V. Вместо заключения: печальная история о скорпионе и лягушке
Лишь прямое сотрудничество с арабами может обеспечить достойное и безопасное существование… Меня меньше огорчает то, что евреи недостаточно умны, чтобы это уразуметь, нежели то, что им недостает чувства справедливости, чтобы к этому стремиться.
Альберт Эйнштейн, письмо от 19 июня 1930 года
Как-то раз скорпион захотел перебраться через реку. Не умея плавать, он попросил лягушку переправить его на своей спине. Лягушка-попрыгушка удивилась: «Но ведь ты кусаешь всех, кого можешь!» — «Верно, — ответил скорпион, — но тебя я кусать не стану, так как, если ты умрешь, я тоже потону». Лягушка впечатлилась этим аргументом и согласилась перевезти скорпиона на другой берег. Ровно посередине реки скорпион укусил своего перевозчика. «Зачем ты это сделал? — спросила, рыдая, умирающая лягушка. — Ведь теперь ты умрешь вместе со мной!» — «Такова уж моя природа», — успел простонать скорпион, прежде чем пойти ко дну.

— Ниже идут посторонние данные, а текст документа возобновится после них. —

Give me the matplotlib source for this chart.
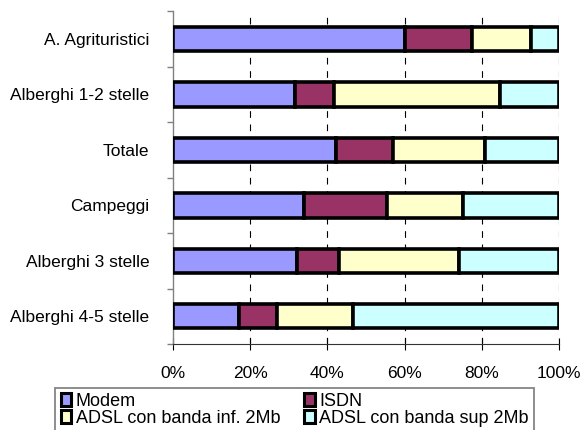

Неизвестный автор, неизвестное время
История о скорпионе и лягушке общеизвестна, ее мораль также не очень сложна: далеко не все прислушиваются к здравому смыслу; нередко характер или так называемые сущностные соображения предопределяют образ действий. У исторических движений и процессов нет ни характера, ни, тем более, «сущностных соображений». Однако они, вернее сказать, их проводники нередко оказываются под влиянием инертных мифов, уже не соответствующих меняющейся под воздействием [динамики] обстоятельств логике. Хорошо известна непереводимая британская поговорка: «Common sense is not common» [632]. Представляется, что нынешний этап сионистского предприятия представляет собой недурную иллюстрацию актуальности этой хитрой поговорки [633].

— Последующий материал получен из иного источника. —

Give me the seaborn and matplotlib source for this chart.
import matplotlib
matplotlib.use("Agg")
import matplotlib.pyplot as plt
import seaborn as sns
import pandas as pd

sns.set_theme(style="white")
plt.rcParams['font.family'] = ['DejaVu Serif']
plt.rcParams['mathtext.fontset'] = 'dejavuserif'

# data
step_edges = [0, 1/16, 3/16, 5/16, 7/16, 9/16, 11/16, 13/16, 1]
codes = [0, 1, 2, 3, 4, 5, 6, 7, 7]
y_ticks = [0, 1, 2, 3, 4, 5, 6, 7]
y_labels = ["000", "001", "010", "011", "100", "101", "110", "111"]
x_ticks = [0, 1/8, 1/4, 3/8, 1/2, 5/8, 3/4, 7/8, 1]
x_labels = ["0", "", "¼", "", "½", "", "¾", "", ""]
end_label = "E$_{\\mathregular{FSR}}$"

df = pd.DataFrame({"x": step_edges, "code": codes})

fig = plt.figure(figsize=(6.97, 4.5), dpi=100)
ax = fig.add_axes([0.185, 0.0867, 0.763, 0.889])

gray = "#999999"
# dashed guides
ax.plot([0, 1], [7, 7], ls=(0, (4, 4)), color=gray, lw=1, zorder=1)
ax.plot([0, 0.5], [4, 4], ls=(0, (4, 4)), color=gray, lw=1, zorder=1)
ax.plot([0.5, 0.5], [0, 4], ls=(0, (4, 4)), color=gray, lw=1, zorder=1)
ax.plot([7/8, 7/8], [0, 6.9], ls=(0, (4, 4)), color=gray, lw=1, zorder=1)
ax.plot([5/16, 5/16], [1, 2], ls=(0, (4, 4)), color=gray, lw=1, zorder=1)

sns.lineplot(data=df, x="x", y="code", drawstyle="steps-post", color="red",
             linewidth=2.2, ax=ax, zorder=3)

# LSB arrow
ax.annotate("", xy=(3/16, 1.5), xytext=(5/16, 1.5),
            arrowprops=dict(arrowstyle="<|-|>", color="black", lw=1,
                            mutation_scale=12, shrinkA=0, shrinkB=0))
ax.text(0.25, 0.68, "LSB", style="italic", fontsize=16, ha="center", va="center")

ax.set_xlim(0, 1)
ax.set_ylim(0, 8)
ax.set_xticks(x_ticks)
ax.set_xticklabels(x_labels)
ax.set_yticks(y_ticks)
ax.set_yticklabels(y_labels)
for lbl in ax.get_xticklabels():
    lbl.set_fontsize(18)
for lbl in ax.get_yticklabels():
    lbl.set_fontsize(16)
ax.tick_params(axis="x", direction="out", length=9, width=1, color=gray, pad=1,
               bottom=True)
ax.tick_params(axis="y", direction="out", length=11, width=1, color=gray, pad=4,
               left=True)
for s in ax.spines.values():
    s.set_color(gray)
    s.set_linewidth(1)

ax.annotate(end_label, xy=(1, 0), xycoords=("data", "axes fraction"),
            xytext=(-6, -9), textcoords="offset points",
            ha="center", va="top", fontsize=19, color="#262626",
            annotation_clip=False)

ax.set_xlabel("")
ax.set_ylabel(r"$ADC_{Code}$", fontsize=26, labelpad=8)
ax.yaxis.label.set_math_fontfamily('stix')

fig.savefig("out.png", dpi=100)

В изобретении мифа о еврейском народе-скитальце, изгнанном со своей родины две тысячи лет назад и стремившемся при первой возможности туда вернуться, была немалая практическая логика — невзирая на то что он целиком базировался на исторических выдумках. Ветхий Завет не является патриотическим текстом ровно в той же степени, в какой «Илиада» и «Одиссея» не являются теологическими и монотеистическими произведениями. У ханаанских крестьян не было политической родины, ибо таких родин на древнем Ближнем Востоке вообще не существовало. Местное население, адаптировавшее веру в единого бога, никогда не изгонялось со своих мест; оно лишь меняло «оттенки» веры. Отнюдь не избранный народ рассеялся по всему свету, а новая динамичная религия, завоевавшая себе множество сторонников в различных странах. Массы прозелитов и их потомков страстно, всей душой тянулись к святому месту, откуда, по их мнению, должно было прийти избавление; им никогда не проходило в голову туда перебраться. В самом деле — они туда и не перебирались! Сионизм ни в каком смысле не был продолжением или развитием иудаизма — он был его прагматичным отрицанием, поэтому иудаизм и отверг его полностью и без оговорок. Тем не менее (вопреки всему, сказанному выше) за сионистским мифом стояла определенная историческая логика, немало способствовавшая его частичному осуществлению.
Вспышка национализма, имевшая, среди прочего, изрядный юдофобский заряд, захлестнувшая Центральную и Восточную Европу во второй половине XIX века, заразила своими этноцентрическими идеями и небольшую часть преследуемых евреев. Этот крошечный (и весьма эксклюзивный) авангард ощутил грозную опасность, нависающую над евреями, и в ответ начал строить новую еврейскую идентичность — идентичность современной нации. В то же самое время он «позаимствовал» у религии ее священный центр и вылепил из него фиктивный образ древнего территориального «места», где образовался и откуда якобы вышел еврейский племенной «этнос». Националистическая территориализация системы религиозных связей стала одним из величайших достижений сионизма, хотя, разумеется, не была по-настоящему оригинальной. Трудно точно оценить вклад христианства, прежде всего пуританства, в становление новой патриотической парадигмы, однако нет сомнения в том, что оно было деятельным, хотя и закулисным, участником исторического слияния концепции «сынов Израиля» как нации с колониальным поселенческим проектом.